We talked about the challenges she’s faced in her career and investment is a big issue, she says: “people just don't invest so much in illustration anymore. AI and image libraries are really scary for illustrators - that someone can just say ‘I want a cat with a funny hat’ and then that you will find it and you don't have to pay very much for it. That's where a lot of the good jobs have gone. Also money, I suppose. It's up and down - you have to keep on going, even if you're not getting any jobs. You must have initiative, keep on sending things out, then not hear anything back, but you just have to keep on and then in the end, you might get one response”.
One big issue, Hanna thinks, is that people don’t read the newspapers so much these days and so much is online, which perhaps doesn’t require so much in the way of illustration. Which is rather sad, because reading online doesn't mean you don't want the piece to have a bit of colour.
Competition can be an issue – our online existence means that clients now have access to a global network of artists and illustrators that wouldn’t have been possible, pre-internet. “It's a good and a bad thing” Hanna continues, “because I can access more work, but there are so many more people competing for it”.
Motherhood is another element of her life that challenges her work: “When I had my first son I was doing a job for Volkswagen. They texted me when I was in labour, saying they needed two more illustrations. So I thought, OK, I’ll just have to do it tomorrow. So then I did all these illustrations every time he slept. I was able to keep working because he had such a strict routine - he slept two hours, woke for two hours and I was just at home the whole time. But when my next son came, it was too much, it couldn’t work.
I often feel like I want to do more embroidery and I really want to do more work in clay, but it takes too much time. I have to prioritise my paid work, and the work that doesn't take too much time, which is drawing. Things that don't make me money, I can't prioritise. That's the balance. But later I can. Once they’re older”.

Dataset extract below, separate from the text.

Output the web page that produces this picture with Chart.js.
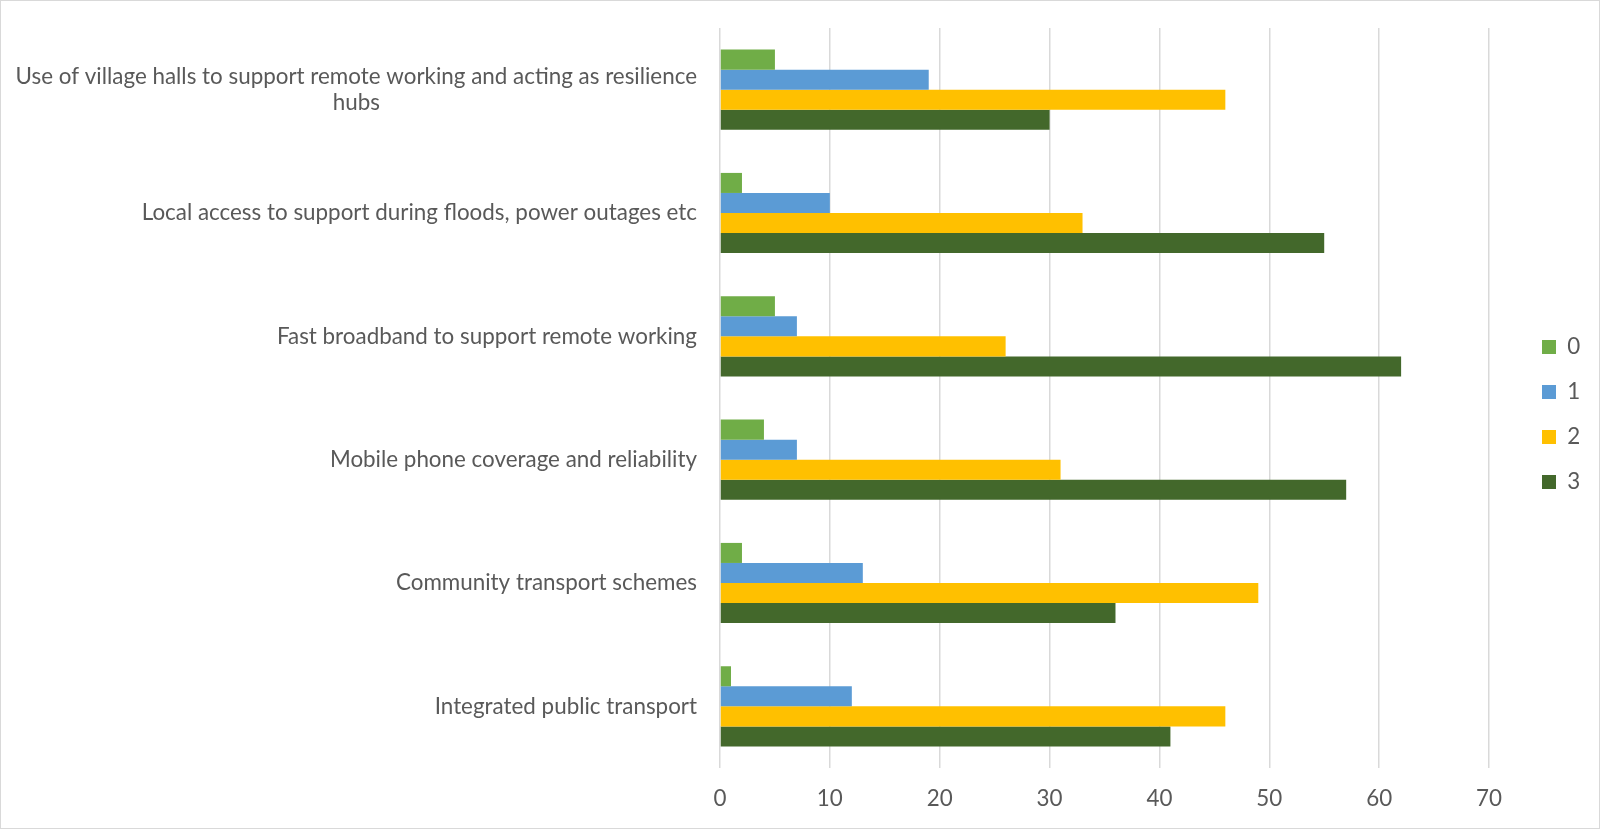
<!DOCTYPE html>
<html><head><meta charset="utf-8">
<script src="https://cdn.jsdelivr.net/npm/chart.js@4/dist/chart.umd.min.js"></script>
<style>html,body{margin:0;padding:0;background:#fff}#wrap{width:1600px;height:829px;position:relative}</style>
</head><body><div id="wrap"><canvas id="c"></canvas></div>
<script>
const categories = [
  ["Use of village halls to support remote working and acting as resilience", "hubs"],
  ["Local access to support during floods, power outages etc"],
  ["Fast broadband to support remote working"],
  ["Mobile phone coverage and reliability"],
  ["Community transport schemes"],
  ["Integrated public transport"]
];
const seriesNames = ["0", "1", "2", "3"];
const series0 = [5, 2, 5, 4, 2, 1];
const series1 = [19, 10, 7, 7, 13, 12];
const series2 = [46, 33, 26, 31, 49, 46];
const series3 = [30, 55, 62, 57, 36, 41];
const xTicks = [0, 10, 20, 30, 40, 50, 60, 70];
const colors = ["#70AD47", "#5B9BD5", "#FFC000", "#43682B"];

const FONT = "Lato";
const FS = 22.4;
const TXT = "#595959";
const BOX = 14;
const LEG_PAD = 45 - FS;       // item spacing 45px
const PLOT_RIGHT = 1489;
const LEG_BOX_X = 1542;

// width of the legend texts, to place the legend box where the reference has it
const mctx = document.createElement('canvas').getContext('2d');
mctx.font = FS + "px " + FONT;
const legTextW = Math.max(...seriesNames.map(s => mctx.measureText(s).width));
const legendWidth = LEG_PAD + BOX + FS / 2 + legTextW + 10;
const rightPad = 1600 - (LEG_BOX_X - LEG_PAD) - legendWidth;

const yLabelPlugin = {
  id: 'yLabels',
  afterDraw(chart) {
    const ctx = chart.ctx;
    const ys = chart.scales.y;
    const right = chart.chartArea.left - 23;
    const lh = 26.5;
    ctx.save();
    ctx.font = FS + "px " + FONT;
    ctx.fillStyle = TXT;
    ctx.textBaseline = "middle";
    ctx.textAlign = "center";
    categories.forEach((lines, i) => {
      const cy = ys.getPixelForTick(i);
      const w = Math.max(...lines.map(l => ctx.measureText(l).width));
      const cx = right - w / 2;
      lines.forEach((l, j) => {
        ctx.fillText(l, cx, cy + (j - (lines.length - 1) / 2) * lh);
      });
    });
    ctx.restore();
  }
};
const borderPlugin = {
  id: 'outerBorder',
  beforeDraw(chart) {
    const ctx = chart.ctx;
    ctx.save();
    ctx.fillStyle = "#fff";
    ctx.fillRect(0, 0, chart.width, chart.height);
    ctx.strokeStyle = "#d9d9d9";
    ctx.lineWidth = 1;
    ctx.strokeRect(0.5, 0.5, chart.width - 1, chart.height - 1);
    ctx.restore();
  }
};

const allSeries = [series0, series1, series2, series3];
new Chart(document.getElementById('c'), {
  type: 'bar',
  data: {
    labels: categories,
    datasets: allSeries.map((d, i) => ({
      label: seriesNames[i],
      data: d,
      backgroundColor: colors[i],
      borderWidth: 0,
      categoryPercentage: 0.65,
      barPercentage: 1.0
    }))
  },
  options: {
    indexAxis: 'y',
    responsive: true,
    maintainAspectRatio: false,
    animation: false,
    layout: { padding: { top: 0, left: 0, right: rightPad, bottom: 0 } },
    plugins: {
      title: { display: true, text: '', font: { size: 10, lineHeight: 1 }, padding: { top: 18, bottom: 0 } },
      tooltip: { enabled: false },
      legend: {
        position: 'right',
        align: 'center',
        labels: {
          boxWidth: BOX, boxHeight: BOX, padding: LEG_PAD,
          color: TXT,
          font: { family: FONT, size: FS }
        }
      }
    },
    scales: {
      x: {
        min: 0, max: 70,
        afterBuildTicks(s) { s.ticks = xTicks.map(v => ({ value: v })); },
        afterFit(s) { s.height = 61; },
        grid: { color: "#d9d9d9", lineWidth: 1.5, drawTicks: false },
        border: { display: false },
        ticks: { color: TXT, font: { family: FONT, size: FS }, padding: 17 }
      },
      y: {
        afterFit(s) { s.width = 720; },
        grid: { display: false },
        border: { display: false },
        ticks: { display: false }
      },
      yPad: {
        type: 'category',
        position: 'right',
        afterFit(s) { s.width = LEG_BOX_X - PLOT_RIGHT - LEG_PAD; },
        grid: { display: false },
        border: { display: false },
        ticks: { display: false }
      }
    }
  },
  plugins: [borderPlugin, yLabelPlugin]
});
</script>
</body></html>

The bulk of Hanna’s work comes via her Canadian agency and her licensing agent in California. The licensing agency pairs her with companies making socks, puzzles and Christmas decorations (which is how it is that I have some of Hanna’s illustrated ice packs in my freezer).

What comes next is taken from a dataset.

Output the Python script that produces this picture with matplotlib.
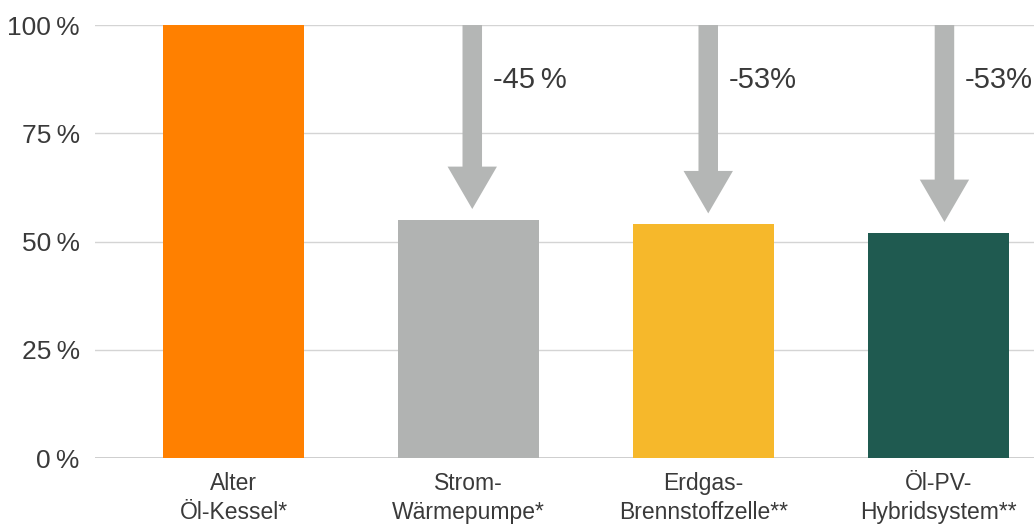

She also illustrates for a clutch of companies producing greetings cards, which is how many of you may have come across her work. These companies approach Hanna saying they want some birthday cards, she will send a selection and they choose the ones they want to print. The online card company Funky Pigeon has recently taken one of her designs. Variety makes her happy and keeps her work fresh, and she enjoys being taken out of her comfort zone, so she very much appreciates the broad church that is her client base.

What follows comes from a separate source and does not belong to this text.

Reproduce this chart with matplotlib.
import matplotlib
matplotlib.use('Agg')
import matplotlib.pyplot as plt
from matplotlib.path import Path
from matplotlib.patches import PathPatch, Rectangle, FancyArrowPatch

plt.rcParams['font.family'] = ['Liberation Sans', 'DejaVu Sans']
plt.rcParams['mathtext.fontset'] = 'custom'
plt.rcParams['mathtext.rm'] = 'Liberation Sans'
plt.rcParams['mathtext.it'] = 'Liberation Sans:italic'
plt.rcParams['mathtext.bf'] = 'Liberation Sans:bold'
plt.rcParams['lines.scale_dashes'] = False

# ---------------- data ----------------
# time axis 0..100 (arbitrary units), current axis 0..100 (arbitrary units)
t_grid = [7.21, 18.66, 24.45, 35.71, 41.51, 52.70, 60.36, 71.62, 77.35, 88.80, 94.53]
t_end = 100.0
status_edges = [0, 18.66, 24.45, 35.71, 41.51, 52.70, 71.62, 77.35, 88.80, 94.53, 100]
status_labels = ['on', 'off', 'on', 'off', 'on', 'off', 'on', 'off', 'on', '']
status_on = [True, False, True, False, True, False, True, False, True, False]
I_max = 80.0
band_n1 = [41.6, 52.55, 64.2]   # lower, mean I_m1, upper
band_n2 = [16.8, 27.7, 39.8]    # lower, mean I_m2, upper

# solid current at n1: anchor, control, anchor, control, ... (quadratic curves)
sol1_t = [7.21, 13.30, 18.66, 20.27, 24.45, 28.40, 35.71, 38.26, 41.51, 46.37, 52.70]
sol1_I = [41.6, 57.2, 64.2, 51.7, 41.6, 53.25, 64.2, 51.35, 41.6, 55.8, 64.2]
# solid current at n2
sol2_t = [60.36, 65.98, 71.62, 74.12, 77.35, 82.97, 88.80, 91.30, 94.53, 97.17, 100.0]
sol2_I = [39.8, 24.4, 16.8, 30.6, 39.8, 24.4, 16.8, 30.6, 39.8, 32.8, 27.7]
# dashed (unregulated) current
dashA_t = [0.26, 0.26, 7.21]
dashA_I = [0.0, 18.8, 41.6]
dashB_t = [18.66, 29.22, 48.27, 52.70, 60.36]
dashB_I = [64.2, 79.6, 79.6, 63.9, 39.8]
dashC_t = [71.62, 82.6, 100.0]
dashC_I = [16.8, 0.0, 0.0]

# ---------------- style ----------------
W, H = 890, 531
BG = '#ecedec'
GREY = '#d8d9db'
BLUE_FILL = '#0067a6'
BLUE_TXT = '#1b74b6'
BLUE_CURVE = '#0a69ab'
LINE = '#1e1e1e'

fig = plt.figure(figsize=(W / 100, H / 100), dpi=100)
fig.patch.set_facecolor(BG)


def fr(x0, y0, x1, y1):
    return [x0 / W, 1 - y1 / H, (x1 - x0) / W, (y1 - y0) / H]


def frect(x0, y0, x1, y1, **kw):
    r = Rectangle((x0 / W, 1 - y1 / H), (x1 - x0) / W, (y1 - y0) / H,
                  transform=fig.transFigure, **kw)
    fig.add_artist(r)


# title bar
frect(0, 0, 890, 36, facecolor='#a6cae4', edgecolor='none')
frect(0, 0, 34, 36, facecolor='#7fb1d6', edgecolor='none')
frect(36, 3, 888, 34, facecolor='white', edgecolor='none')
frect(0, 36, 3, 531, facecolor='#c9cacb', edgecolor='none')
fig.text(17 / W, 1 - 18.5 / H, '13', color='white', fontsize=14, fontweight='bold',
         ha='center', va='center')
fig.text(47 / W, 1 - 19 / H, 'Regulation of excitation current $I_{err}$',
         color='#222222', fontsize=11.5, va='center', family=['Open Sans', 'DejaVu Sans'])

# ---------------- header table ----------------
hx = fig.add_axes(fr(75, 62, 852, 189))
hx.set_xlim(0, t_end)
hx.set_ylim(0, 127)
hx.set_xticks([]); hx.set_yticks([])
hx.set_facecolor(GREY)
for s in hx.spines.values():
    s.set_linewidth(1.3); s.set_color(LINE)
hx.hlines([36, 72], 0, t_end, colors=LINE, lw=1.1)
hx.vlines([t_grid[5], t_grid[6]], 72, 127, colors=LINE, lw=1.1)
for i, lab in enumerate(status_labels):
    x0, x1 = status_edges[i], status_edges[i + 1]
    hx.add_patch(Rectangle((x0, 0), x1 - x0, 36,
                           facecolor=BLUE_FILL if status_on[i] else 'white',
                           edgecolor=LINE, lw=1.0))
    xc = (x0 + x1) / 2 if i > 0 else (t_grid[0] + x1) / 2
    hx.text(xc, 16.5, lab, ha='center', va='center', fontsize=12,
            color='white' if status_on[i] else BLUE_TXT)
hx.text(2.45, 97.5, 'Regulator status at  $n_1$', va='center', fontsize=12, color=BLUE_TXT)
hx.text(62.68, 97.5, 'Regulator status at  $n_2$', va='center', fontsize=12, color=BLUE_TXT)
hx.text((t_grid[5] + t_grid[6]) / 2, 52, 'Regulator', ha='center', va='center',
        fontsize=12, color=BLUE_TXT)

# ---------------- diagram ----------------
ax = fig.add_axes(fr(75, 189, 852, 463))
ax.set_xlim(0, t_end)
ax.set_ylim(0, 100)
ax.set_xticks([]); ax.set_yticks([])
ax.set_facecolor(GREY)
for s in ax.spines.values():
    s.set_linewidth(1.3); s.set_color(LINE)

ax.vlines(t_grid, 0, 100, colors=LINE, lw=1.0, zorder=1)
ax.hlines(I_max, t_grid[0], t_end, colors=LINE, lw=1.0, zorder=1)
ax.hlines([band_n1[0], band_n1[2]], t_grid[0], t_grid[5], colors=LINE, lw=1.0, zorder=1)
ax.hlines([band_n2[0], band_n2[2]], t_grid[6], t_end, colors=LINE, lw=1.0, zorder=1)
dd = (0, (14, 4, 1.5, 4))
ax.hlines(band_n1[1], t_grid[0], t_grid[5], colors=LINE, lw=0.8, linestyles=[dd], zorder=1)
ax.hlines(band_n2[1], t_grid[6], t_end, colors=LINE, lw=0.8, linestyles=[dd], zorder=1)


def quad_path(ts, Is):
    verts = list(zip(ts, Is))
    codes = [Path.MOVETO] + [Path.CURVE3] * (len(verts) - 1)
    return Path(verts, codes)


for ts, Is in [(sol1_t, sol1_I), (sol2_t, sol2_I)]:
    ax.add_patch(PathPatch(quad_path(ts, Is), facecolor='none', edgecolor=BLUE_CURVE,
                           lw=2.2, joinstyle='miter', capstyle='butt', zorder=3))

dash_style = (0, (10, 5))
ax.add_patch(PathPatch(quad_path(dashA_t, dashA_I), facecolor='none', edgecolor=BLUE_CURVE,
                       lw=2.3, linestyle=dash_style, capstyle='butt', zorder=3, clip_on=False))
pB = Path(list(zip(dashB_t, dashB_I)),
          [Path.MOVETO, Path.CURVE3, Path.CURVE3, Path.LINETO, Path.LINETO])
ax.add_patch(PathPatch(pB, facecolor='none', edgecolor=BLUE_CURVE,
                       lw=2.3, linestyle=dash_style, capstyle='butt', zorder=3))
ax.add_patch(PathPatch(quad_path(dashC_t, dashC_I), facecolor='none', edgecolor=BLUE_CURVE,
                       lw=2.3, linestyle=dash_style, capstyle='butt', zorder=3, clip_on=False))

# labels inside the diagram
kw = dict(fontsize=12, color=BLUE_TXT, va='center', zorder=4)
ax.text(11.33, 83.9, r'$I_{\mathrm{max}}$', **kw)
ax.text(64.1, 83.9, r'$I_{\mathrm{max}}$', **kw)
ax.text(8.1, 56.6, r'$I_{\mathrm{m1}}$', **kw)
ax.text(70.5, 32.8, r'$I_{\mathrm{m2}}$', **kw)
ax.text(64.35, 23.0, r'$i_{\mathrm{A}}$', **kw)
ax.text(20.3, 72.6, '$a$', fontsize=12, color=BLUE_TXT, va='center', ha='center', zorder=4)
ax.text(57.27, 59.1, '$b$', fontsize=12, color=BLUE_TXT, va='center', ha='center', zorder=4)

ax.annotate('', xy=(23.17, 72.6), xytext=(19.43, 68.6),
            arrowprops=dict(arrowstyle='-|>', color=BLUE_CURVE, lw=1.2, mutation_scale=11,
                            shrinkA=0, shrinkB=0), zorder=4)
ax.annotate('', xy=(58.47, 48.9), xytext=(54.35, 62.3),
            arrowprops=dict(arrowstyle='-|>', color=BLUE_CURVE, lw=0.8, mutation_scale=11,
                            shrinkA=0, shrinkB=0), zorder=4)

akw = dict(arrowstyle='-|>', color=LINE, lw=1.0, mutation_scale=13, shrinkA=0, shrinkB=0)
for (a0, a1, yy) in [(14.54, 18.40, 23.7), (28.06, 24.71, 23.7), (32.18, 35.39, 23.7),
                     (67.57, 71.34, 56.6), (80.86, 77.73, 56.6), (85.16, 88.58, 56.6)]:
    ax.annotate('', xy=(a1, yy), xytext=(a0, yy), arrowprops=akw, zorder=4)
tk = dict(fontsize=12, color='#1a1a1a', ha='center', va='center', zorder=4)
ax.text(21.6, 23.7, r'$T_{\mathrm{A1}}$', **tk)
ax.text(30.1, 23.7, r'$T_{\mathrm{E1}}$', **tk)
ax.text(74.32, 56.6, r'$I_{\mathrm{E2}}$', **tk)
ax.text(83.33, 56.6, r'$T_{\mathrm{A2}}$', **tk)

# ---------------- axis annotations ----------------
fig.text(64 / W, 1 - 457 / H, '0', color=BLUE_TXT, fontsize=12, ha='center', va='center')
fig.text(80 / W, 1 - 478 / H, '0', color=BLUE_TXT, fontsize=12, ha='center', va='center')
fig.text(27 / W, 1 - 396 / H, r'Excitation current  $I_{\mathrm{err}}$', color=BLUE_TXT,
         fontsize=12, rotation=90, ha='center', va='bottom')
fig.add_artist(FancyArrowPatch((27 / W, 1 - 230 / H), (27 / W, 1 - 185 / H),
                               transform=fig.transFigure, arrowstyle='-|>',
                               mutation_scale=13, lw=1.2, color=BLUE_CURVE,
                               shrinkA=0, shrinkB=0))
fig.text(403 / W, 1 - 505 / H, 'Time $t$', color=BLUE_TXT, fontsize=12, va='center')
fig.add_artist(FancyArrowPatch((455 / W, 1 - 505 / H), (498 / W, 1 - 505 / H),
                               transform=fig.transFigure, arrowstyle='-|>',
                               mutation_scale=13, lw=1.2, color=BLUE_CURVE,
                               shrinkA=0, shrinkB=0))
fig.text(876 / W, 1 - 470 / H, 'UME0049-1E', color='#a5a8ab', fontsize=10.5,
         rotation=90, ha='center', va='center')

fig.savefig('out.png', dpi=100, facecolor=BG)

I asked Hanna who she finds most inspiring: “my agent [Anna Goodson], she's very inspiring I must say. She sends me clips and things on Instagram that I might not have considered and says ‘you have to draw this’. It’s sometimes political and I'm slightly scared, because when you do political stuff you can get abuse. But she encourages me. The Swedish artist Mamma Andersson, I like her work a lot, and the Dutch product designer Hella Jongerius – she does amazing ceramics and huge sculptures”.
Hanna also loves bookshops. She finds looking at greetings cards and kids’ books perpetually inspiring and particularly enjoys Pages in Clapton.
Before we wrap up, I ask her about any dream projects she may have for the future and she answers without hesitation: “Ceramics. I want to do a hundred sunbathing women, with a proper glaze on and properly painted and do a whole installation, like a beach. All the shapes, with parasols and things like this”.
I would absolutely love to see this dream come to life.